Thursday, January 21, 2016

Part 2 - Tropical Rainforest Profile


Dr Abe V Rotor
Rainforest serves as watershed, keeps river full and clean, 
creates a cool mini climate in the area, Bohol.


Reforestation rebuilds and increases stand of trees, Bohol

Let us look at the TRF profile like slicing a multi-layered cake and studying its profile. It is made up of storeys similar to a high-rise building. The “roof” or canopy is what we see as forest cover. Here and there are very tall trees called emergents jotting through the monotonous canopy like living towers.

From the air, the view of a tropical forest is one huge and continuous green blanket that catch the energy of the sun and through photosynthesis converts it into organic materials beginning with simple sugar to the most complex compounds from which useful materials are derived - wood, rubber, resin, and drugs, etc. These products are needed to sustain the life of countless organisms and the stability of the ecosystem itself.

From the forest floor, one can see only a little part of the sky, with the rays of the sun filtering through.
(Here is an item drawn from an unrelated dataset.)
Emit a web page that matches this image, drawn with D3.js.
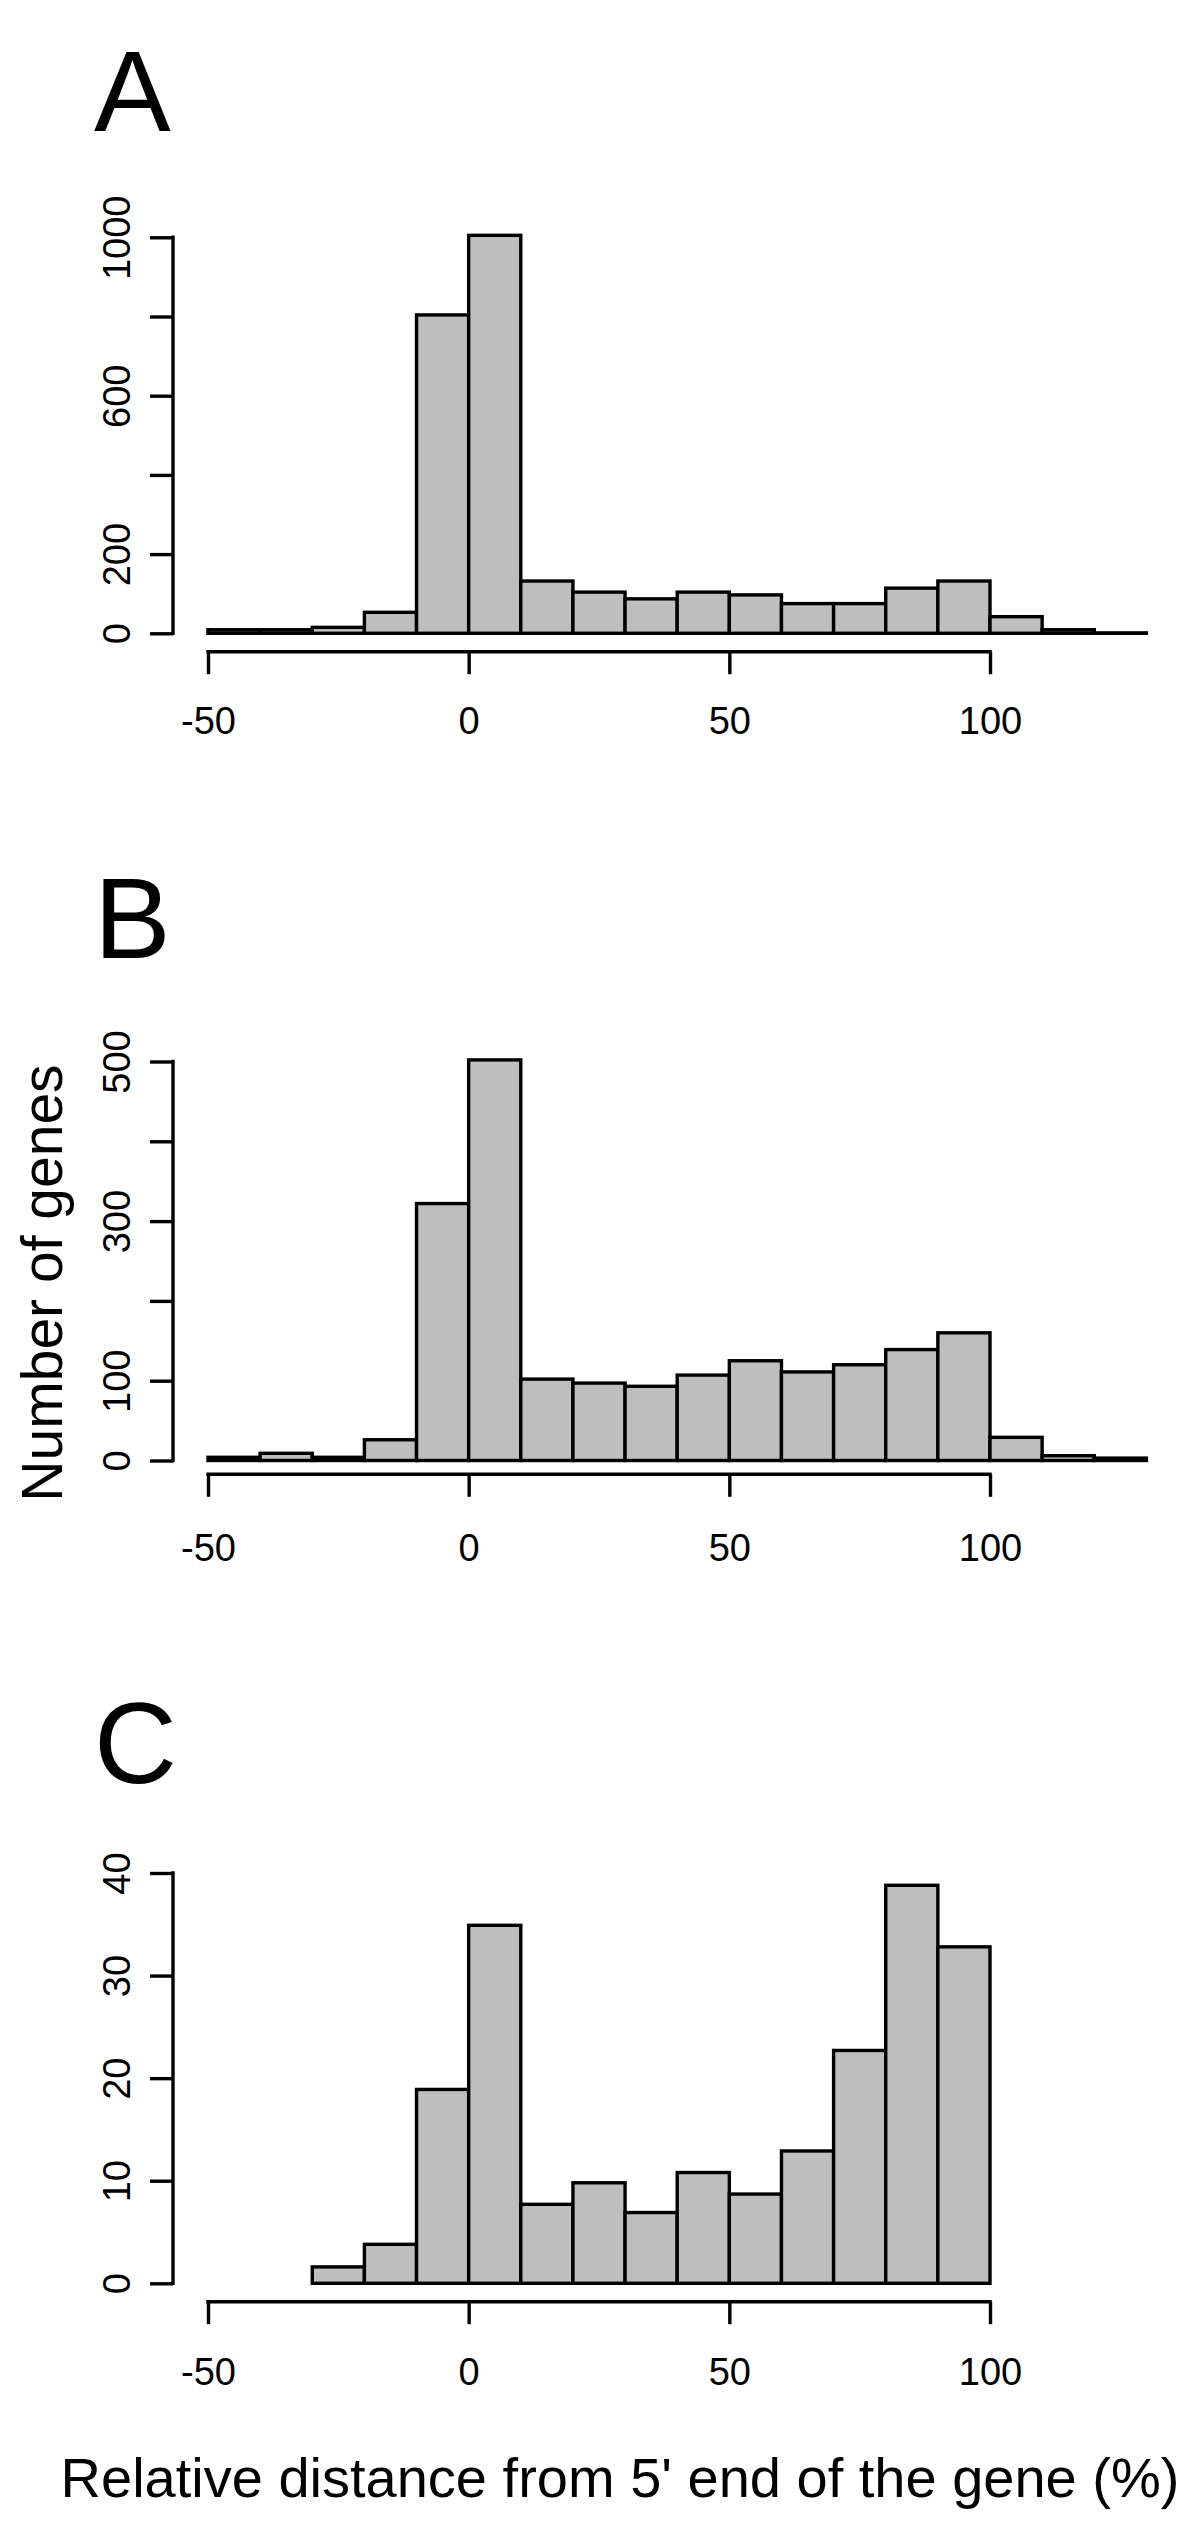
<!DOCTYPE html>
<html>
<head>
<meta charset="utf-8">
<script src="https://cdn.jsdelivr.net/npm/d3@7"></script>
<style>
  html, body { margin: 0; padding: 0; background: #fff; }
  svg { display: block; }
  text { font-family: "Liberation Sans", Arial, Helvetica, sans-serif; fill: #000; }
</style>
</head>
<body>
<svg id="chart" width="1200" height="2533"></svg>
<script>
// ---------------- data ----------------
const binWidth = 10;
const binsA = [-50, -40, -30, -20, -10, 0, 10, 20, 30, 40, 50, 60, 70, 80, 90, 100, 110, 120];
const countsA = [9, 9, 15, 53, 804, 1005, 132, 104, 87, 104, 97, 75, 75, 114, 132, 42, 9, 1];

const binsB = [-50, -40, -30, -20, -10, 0, 10, 20, 30, 40, 50, 60, 70, 80, 90, 100, 110, 120];
const countsB = [4, 9, 4, 26, 322, 502, 102, 97, 93, 107, 125, 111, 120, 139, 160, 29, 6, 3];

const binsC = [-30, -20, -10, 0, 10, 20, 30, 40, 50, 60, 70, 80, 90];
const countsC = [1.6, 3.8, 18.9, 34.9, 7.7, 9.8, 6.9, 10.8, 8.7, 12.9, 22.7, 38.8, 32.8];

const xTicks = [-50, 0, 50, 100];
const xTickLabels = ["-50", "0", "50", "100"];

const yTicksA = [0, 200, 400, 600, 800, 1000];
const yLabelsA = ["0", "200", "", "600", "", "1000"];
const yTicksB = [0, 100, 200, 300, 400, 500];
const yLabelsB = ["0", "100", "", "300", "", "500"];
const yTicksC = [0, 10, 20, 30, 40];
const yLabelsC = ["0", "10", "20", "30", "40"];

const panelLetters = ["A", "B", "C"];
const yAxisTitle = "Number of genes";
const xAxisTitle = "Relative distance from 5' end of the gene (%)";

// ---------------- layout ----------------
const svg = d3.select("#chart");
svg.append("rect").attr("width", 1200).attr("height", 2533).attr("fill", "#fff");

const lw = 3.4;
const axisX = 173;
const x = d3.scaleLinear().domain([-50, 100]).range([208, 990]);

const panels = [
  { letter: panelLetters[0], bins: binsA, counts: countsA, yTicks: yTicksA, yLabels: yLabelsA,
    y0: 633.3, yTopPx: 237.3, letterY: 131, xAxisY: 651.7, labelOff: 82.3 },
  { letter: panelLetters[1], bins: binsB, counts: countsB, yTicks: yTicksB, yLabels: yLabelsB,
    y0: 1460.5, yTopPx: 1061.5, letterY: 958, xAxisY: 1474.3, labelOff: 86.7 },
  { letter: panelLetters[2], bins: binsC, counts: countsC, yTicks: yTicksC, yLabels: yLabelsC,
    y0: 2283.3, yTopPx: 1873, letterY: 1783, xAxisY: 2301.7, labelOff: 83.3 }
];

panels.forEach(p => {
  const yMax = p.yTicks[p.yTicks.length - 1];
  const y = d3.scaleLinear().domain([0, yMax]).range([p.y0, p.yTopPx]);
  const g = svg.append("g");

  // panel letter
  g.append("text")
    .attr("x", 94).attr("y", p.letterY)
    .attr("font-size", 115)
    .text(p.letter);

  // bars
  g.selectAll("rect.bar")
    .data(p.bins.map((b, i) => ({ b, v: p.counts[i] })))
    .join("rect")
    .attr("class", "bar")
    .attr("x", d => x(d.b))
    .attr("width", d => x(d.b + binWidth) - x(d.b))
    .attr("y", d => y(d.v))
    .attr("height", d => y(0) - y(d.v))
    .attr("fill", "#bebebe")
    .attr("stroke", "#000")
    .attr("stroke-width", lw);

  // y axis
  const yAxis = d3.axisLeft(y)
    .tickValues(p.yTicks)
    .tickSize(23)
    .tickSizeOuter(0)
    .tickFormat((d, i) => p.yLabels[i]);
  const ga = g.append("g").attr("transform", `translate(${axisX},0)`).call(yAxis);
  ga.select(".domain").remove();
  ga.append("line")
    .attr("x1", 0).attr("x2", 0)
    .attr("y1", y(p.yTicks[0])).attr("y2", y(yMax))
    .attr("stroke", "#000").attr("stroke-width", lw).attr("stroke-linecap", "square");
  ga.selectAll(".tick line").attr("stroke", "#000").attr("stroke-width", lw);
  ga.selectAll(".tick text")
    .attr("x", null).attr("dy", null)
    .attr("transform", "translate(-43,0) rotate(-90)")
    .attr("text-anchor", "middle")
    .attr("font-size", 38)
    .attr("font-family", "'Liberation Sans', Arial, Helvetica, sans-serif")
    .attr("fill", "#000");

  // x axis
  const xAxis = d3.axisBottom(x)
    .tickValues(xTicks)
    .tickSize(22.5)
    .tickSizeOuter(0)
    .tickFormat((d, i) => xTickLabels[i]);
  const gx = g.append("g").attr("transform", `translate(0,${p.xAxisY})`).call(xAxis);
  gx.select(".domain").remove();
  gx.append("line")
    .attr("x1", x(xTicks[0])).attr("x2", x(xTicks[xTicks.length - 1]))
    .attr("y1", 0).attr("y2", 0)
    .attr("stroke", "#000").attr("stroke-width", lw).attr("stroke-linecap", "square");
  gx.selectAll(".tick line").attr("stroke", "#000").attr("stroke-width", lw);
  gx.selectAll(".tick text")
    .attr("y", p.labelOff).attr("dy", null)
    .attr("font-size", 38)
    .attr("font-family", "'Liberation Sans', Arial, Helvetica, sans-serif")
    .attr("fill", "#000");
});

// axis titles
svg.append("text")
  .attr("transform", "translate(62,1283) rotate(-90)")
  .attr("text-anchor", "middle")
  .attr("font-size", 57)
  .text(yAxisTitle);

svg.append("text")
  .attr("x", 620).attr("y", 2497)
  .attr("text-anchor", "middle")
  .attr("font-size", 56)
  .text(xAxisTitle);
</script>
</body>
</html>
But now and then, the trees, depending on the species, season and other environmental conditions, shed off their leaves, which can be compared to the molting of animals as they grow. Entire crowns of leaves fall and litter the forest floor. Transformation into humus continuously takes place with the aid of insects, bacteria, fungi, earthworms and the like. And this is very important because humus fertilizes the soil and conserves water acting as sponge and blanket.

This is one of the wonders of nature. Trees in a tropical rainforest have this special characteristic. They are not only self-fertilizing; they are soil builders. Through time, with the deciduous cycle repeated without end, the forest floor – even how thin the soil is, or how solid the underlying rock is – builds up, layer after layer, and it is this process that enables many organisms in the forest obtain their nutrition in order to grow.

Deciduousness allows sunlight to pour over the previously shaded plants occupying the various layers or storeys, which serve as specific habitats or niches. Occupying the lowest part of the forest, which is equivalent to the ground floor of a building, are mostly annuals, ferns and bryophytes. Next are the shrubs which occupy the lobby and second floor, followed by undergrowth trees that reach a height equivalent to the third and fourth floor, lianas and epiphytes which may reach as high as the eighth floor. It is not surprising to find emergent trees reaching up the 200 feet.

How big can a tree grow and for how long? Take the case of the Redwoods or Sequoia found growing in southern California, and China. I saw a tree of this kind in southern Taiwan, recently killed by lightning. The tallest redwood, which is still growing today, is 267.4 feet tall with a trunk diameter of 40.3 feet. It is estimated to be 3,500 years old.

The analogy of the layers of a rainforest with a ten- or twelve-storey building gives us in imagination of the orderliness of nature in keeping the rich biodiversity of the ecosystem.

The true forest primeval – the rain forest – stands along the equator now reduced into a sanctuary of “living fossils” of plants and animals that once constituted the eternal green cover of the earth.

The canopy at one time or another allows the sky to meet the residents of the forest from the ground floor to the upper storeys - something that if you stand among the trees during this transformation you will find a kind of communion that, while it can be explained biologically, fills the spirit with the wonders and mysteries of nature.

The tropical rainforest is a natural menagerie where peace, music, colors, patterns, art and skill are not so well known to modern man. The high-perched artists like squirrels and monkeys are better acrobats by birth and practice than any known human acrobats. Many primates howl with electrifying, ear splitting and blood-chilling sound that breadth the land. Above plummet the masters of the sky – the Philippine eagle and hawks, spotting their preys which may be several kilometers away, or hundreds of meters below – something which our modern spotting scopes can not yet achieve with readiness and precision.